Define the repo-owned dissolve pipeline so grouped constructive work can later map onto GPU sorting and segmented-union primitives instead of Python group iteration.

Request Signals

  • dissolve

  • grouped union

  • segmented union

  • GeoDataFrame.dissolve

  • attribute aggregation

Open First

  • docs/architecture/dissolve.md

  • src/vibespatial/overlay/dissolve.py

  • tests/test_dissolve_pipeline.py

  • tests/test_gpu_dissolve.py

Verify

  • uv run pytest tests/test_dissolve_pipeline.py tests/test_gpu_dissolve.py

  • uv run python scripts/check_docs.py --check

Risks

  • Python group iteration dominates wall time if the group-span stage is not bulk.

  • Stable in-group row order is required for deterministic output.

  • Replacing the full public method instead of just the grouped union stage overcomplicates the GPU transition.

Decision

  • Encode dissolve groups once and preserve stable per-group row order.

  • Keep attribute aggregation and geometry union as separate stages.

  • Use grouped union as the canonical geometry stage for GeoDataFrame.dissolve.

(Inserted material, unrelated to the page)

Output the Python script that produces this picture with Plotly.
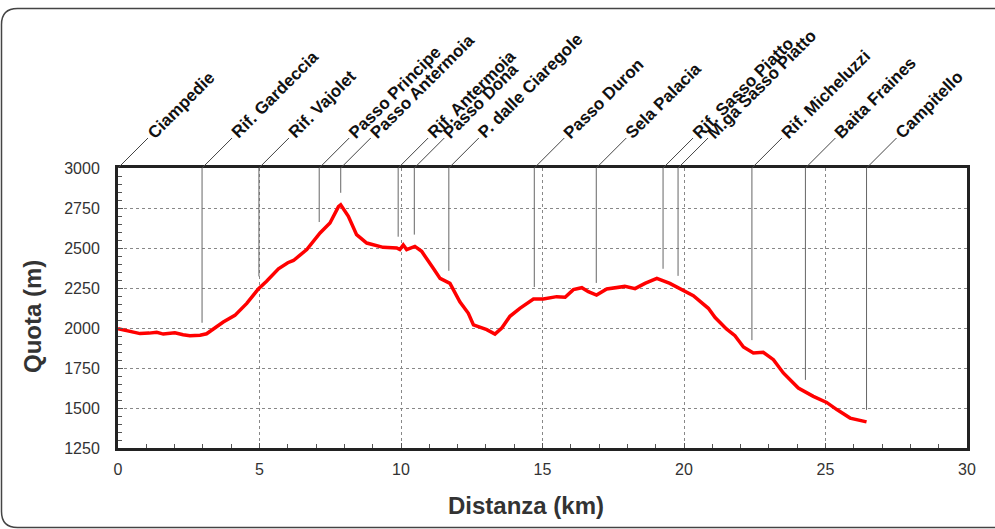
import numpy as np
import plotly.graph_objects as go

# ---- data ----
dist_km = [0, 0.4, 0.78, 1.1, 1.37, 1.6, 1.8, 2.01, 2.3, 2.54, 2.9, 3.13, 3.37, 3.72, 4.13,
           4.55, 4.96, 5.25, 5.67, 6.0, 6.2, 6.67, 7.14, 7.49, 7.79, 7.87, 8.14, 8.43, 8.79,
           9.37, 9.85, 9.96, 10.08, 10.2, 10.49, 10.73, 11.14, 11.38, 11.73, 12.08, 12.38,
           12.56, 13.03, 13.32, 13.56, 13.85, 14.2, 14.68, 15.03, 15.5, 15.8, 16.09, 16.39,
           16.62, 16.91, 17.27, 17.91, 18.27, 18.62, 19.04, 19.5, 19.86, 20.33, 20.86, 21.1,
           21.5, 21.8, 22.1, 22.45, 22.8, 23.16, 23.51, 24.04, 24.57, 25.04, 25.4, 25.87, 26.45]
quota_m = [1995, 1980, 1965, 1968, 1973, 1962, 1968, 1970, 1958, 1952, 1955, 1964, 1994, 2037,
           2079, 2154, 2244, 2292, 2370, 2408, 2422, 2490, 2594, 2656, 2758, 2770, 2698, 2583,
           2531, 2504, 2500, 2490, 2519, 2490, 2510, 2479, 2373, 2310, 2279, 2164, 2092, 2019,
           1990, 1962, 2000, 2073, 2123, 2181, 2181, 2196, 2192, 2240, 2252, 2227, 2206, 2244,
           2260, 2246, 2279, 2310, 2279, 2244, 2202, 2123, 2065, 1994, 1952, 1881, 1844, 1848,
           1802, 1719, 1625, 1573, 1535, 1490, 1437, 1413]

place_names = ["Ciampedie", "Rif. Gardeccia", "Rif. Vajolet", "Passo Principe", "Passo Antermoia",
               "Rif. Antermoia", "Passo Dona", "P. dalle Ciaregole", "Passo Duron", "Sela Palacia",
               "Rif. Sasso Piatto", "M.ga Sasso Piatto", "Rif. Micheluzzi", "Baita Fraines",
               "Campitello"]
place_km = [0, 2.97, 4.98, 7.11, 7.87, 9.9, 10.47, 11.69, 14.71, 16.9, 19.26, 19.79, 22.4,
            24.29, 26.45]

x_ticks = [0, 5, 10, 15, 20, 25, 30]
y_ticks = [1250, 1500, 1750, 2000, 2250, 2500, 2750, 3000]

# ---- layout geometry ----
W, H = 995, 529
L, R, T, B = 118, 28, 168, 81
PW, PH = W - L - R, H - T - B


def px(xp):
    return (xp - L) / PW


def py(yp):
    return (H - B - yp) / PH


FONT = "Liberation Sans, Arial, sans-serif"

fig = go.Figure()
fig.add_trace(go.Scatter(x=dist_km, y=quota_m, mode="lines",
                         line=dict(color="#ff0000", width=3.5), hoverinfo="skip",
                         showlegend=False))

shapes = []
annotations = []
top = y_ticks[-1]
for name, km in zip(place_names, place_km):
    y_end = float(np.interp(km, dist_km, quota_m)) + 75
    if km > 0:
        shapes.append(dict(type="line", xref="x", yref="y", x0=km, x1=km, y0=top, y1=y_end,
                           line=dict(color="#666666", width=1)))
    xp0 = L + km / x_ticks[-1] * PW
    shapes.append(dict(type="line", xref="paper", yref="paper",
                       x0=px(xp0), y0=1, x1=px(xp0 + 30), y1=py(T - 30),
                       line=dict(color="#444444", width=1)))
    annotations.append(dict(x=km, y=top, xref="x", yref="y", text=name, showarrow=False,
                            textangle=-45, xanchor="left", yanchor="bottom",
                            xshift=23, yshift=23,
                            font=dict(family=FONT, size=17, color="#111111", weight="bold")))

# outer rounded frame
r = 16
x0, x1, y0, y1 = 1.5, 1010, 8.5, 527.5
path = (f"M {px(x1)},{py(y0)} L {px(x0 + r)},{py(y0)} Q {px(x0)},{py(y0)} {px(x0)},{py(y0 + r)} "
        f"L {px(x0)},{py(y1 - r)} Q {px(x0)},{py(y1)} {px(x0 + r)},{py(y1)} L {px(x1)},{py(y1)}")
shapes.append(dict(type="path", xref="paper", yref="paper", path=path,
                   line=dict(color="#444444", width=1.5), layer="below"))

annotations.append(dict(x=px(32), y=py(317), xref="paper", yref="paper", text="Quota (m)",
                        showarrow=False, textangle=-90, xanchor="center", yanchor="middle",
                        font=dict(family=FONT, size=24, color="#333333", weight="bold")))
annotations.append(dict(x=px(526), y=py(505), xref="paper", yref="paper", text="Distanza (km)",
                        showarrow=False, xanchor="center", yanchor="middle",
                        font=dict(family=FONT, size=24, color="#333333", weight="bold")))

fig.update_layout(
    width=W, height=H, autosize=False,
    margin=dict(l=L, r=R, t=T, b=B, pad=0),
    paper_bgcolor="white", plot_bgcolor="white",
    shapes=shapes, annotations=annotations,
    xaxis=dict(range=[x_ticks[0], x_ticks[-1]], tickvals=x_ticks, ticks="inside", ticklen=5,
               tickcolor="#555555", showline=True, linewidth=3, linecolor="#222222",
               mirror=True, showgrid=True, gridcolor="#888888", griddash="dot",
               gridwidth=1, zeroline=False, ticklabelstandoff=5,
               minor=dict(dtick=1, ticks="inside", ticklen=4, tickcolor="#555555",
                          showgrid=False),
               tickfont=dict(family=FONT, size=16, color="#333333")),
    yaxis=dict(range=[y_ticks[0], y_ticks[-1]], tickvals=y_ticks, ticks="inside", ticklen=5,
               tickcolor="#555555", showline=True, linewidth=3, linecolor="#222222",
               mirror=True, showgrid=True, gridcolor="#888888", griddash="dot",
               gridwidth=1, zeroline=False, ticklabelstandoff=12,
               minor=dict(dtick=50, ticks="inside", ticklen=4, tickcolor="#555555",
                          showgrid=False),
               tickfont=dict(family=FONT, size=16, color="#333333")),
)

fig.write_html("out.html", config={"displayModeBar": False},
               post_script="document.body.style.margin='0';")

  • Build a native grouped constructive result first, then export to GeoPandas at the explicit public boundary.

  • Favor CCCL-style building blocks: stable sort, run-length encode, reduce-by-key, compaction, and scatter/gather.

Pipeline

  1. Encode group keys into dense integer codes.

  2. Stable-sort rows by group code.

  3. Run-length encode sorted codes into group spans.

  4. Reduce non-geometry columns per group.

  5. Union each group independently.

  6. Reassemble grouped geometries with aggregated attributes.

Performance Notes

  • Sorting and group-span discovery are reusable across attribute and geometry work, which keeps the eventual GPU path coherent.

  • Numeric and bool sum/count/mean/min/max/first/last reducers may consume NativeGrouped directly for admitted single-key shapes, including categorical keys with explicit null-group handling.

  • Host metadata columns may use NativeGrouped first/last take-reducers with pandas-compatible skip-null semantics.

  • as_index=False assembly should stay a native export-boundary concern: reset-index columns may be represented by deferred NativeAttributeTable loader metadata until public materialization or terminal IO requires pandas.

  • Grouped union should be per-group work dispatch, not one global union followed by regrouping.

  • Many small polygon groups should still batch when enough groups need real reduction. The reusable shape is OwnedGeometryArray + dense group offsets -> grouped constructive result; public dissolve is only the first consumer.

  • o18.x is allowed to route polygon coverage dissolve groups into a shared-edge elimination fast path: cancel duplicate undirected edges inside each group, reconstruct grouped boundary linework in bulk, and build the final coverage areas without reopening generic overlay topology.

  • o18.x is also allowed to expose a lazy dissolve surface for predicate-heavy workflows: keep grouped members and per-group bounds, answer exact scalar intersects without materializing the dissolved geometry, answer exact point contains the same way, and only materialize the true grouped union when a geometry-producing surface is actually requested.

  • Stable in-group row order matters for deterministic output and debugability.

  • Host performance is acceptable enough to route GeoDataFrame.dissolve through the grouped pipeline today; future GPU work should replace only the grouped union stage, not the full public method.

  • o17.9.6.5 is allowed to route axis-aligned rectangle coverages into a dedicated grouped GPU union fast path when that workload can be reduced to per-group bounds aggregation without reopening generic union topology work.